Students majoring in highway transportation management at a vocational college in north-western China were made to intern at a speed post company as part of their training, where they sorted packages for 10 hours a day.
A total of 240 second-year students at the Shaanxi Transportation Vocational College in Shaanxi province were assigned on two-week internships at a postal sorting centre a day after the country’s biggest online shopping event, the Single’s Day sale on November 11, state broadcaster CCTV reported.
Students said they had to complete the internships to gain the credits required to graduate.
The interns were told to sort packages for 10 hours a day, and were only paid a daily wage of 10 yuan (HK$11.25).
“All we did was to throw packages around and sort them out,” a student was quoted as saying. “We started every day at 7.30 in the morning, had a lunch break at noon, and resumed work at 1.20pm until we finished at 6.30pm.”
Students complained the job had nothing to do with their major, and suspected the internship was arranged because the speed post company was short staffed following the massive amount of online orders on Single’s Day.

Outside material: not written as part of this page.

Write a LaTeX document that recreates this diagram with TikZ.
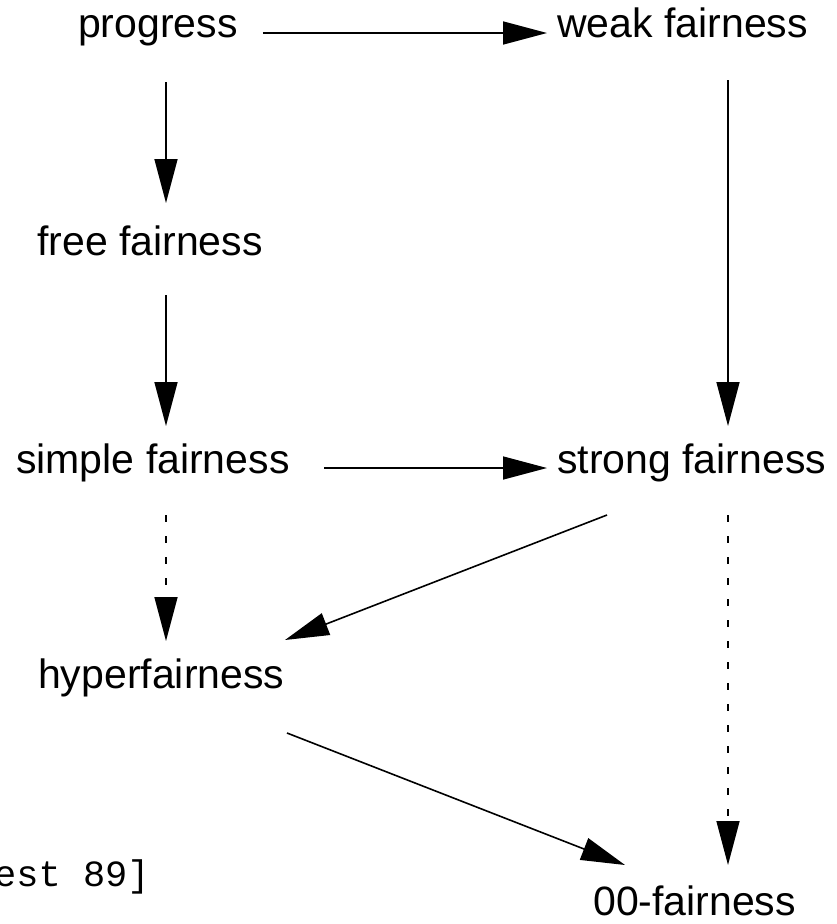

“The company would have had to spend a lot of money if they hired casual labourers, so I guess we become an alternative of cheap labour for them,” the student said.

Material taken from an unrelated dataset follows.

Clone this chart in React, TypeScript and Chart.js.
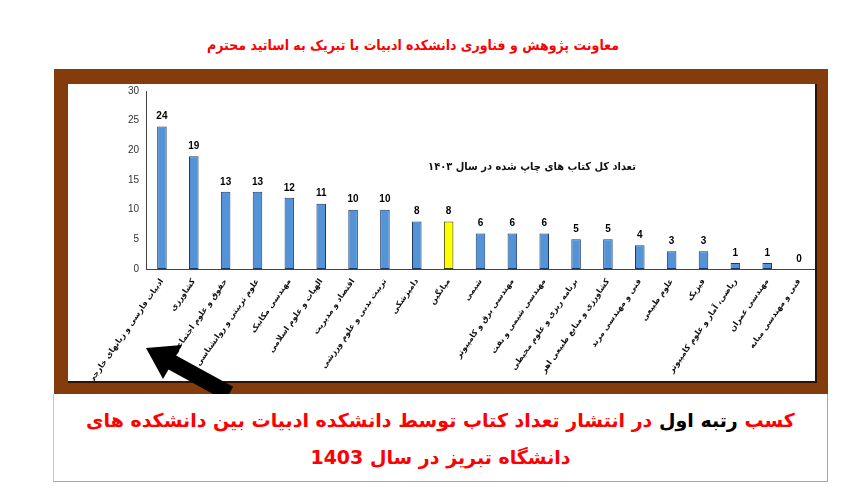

Students said casual labourers were paid 14 yuan per hour at the company, but they were only paid 10 yuan per day.
According to a regulation on vocational college students’ internship management student interns should be paid at least 80 per cent of the standard wage of a worker under probation.
A manager at the speed post company declined to comment.
An official with the school insisted an internship at a speed post company was part of the “teaching plan”.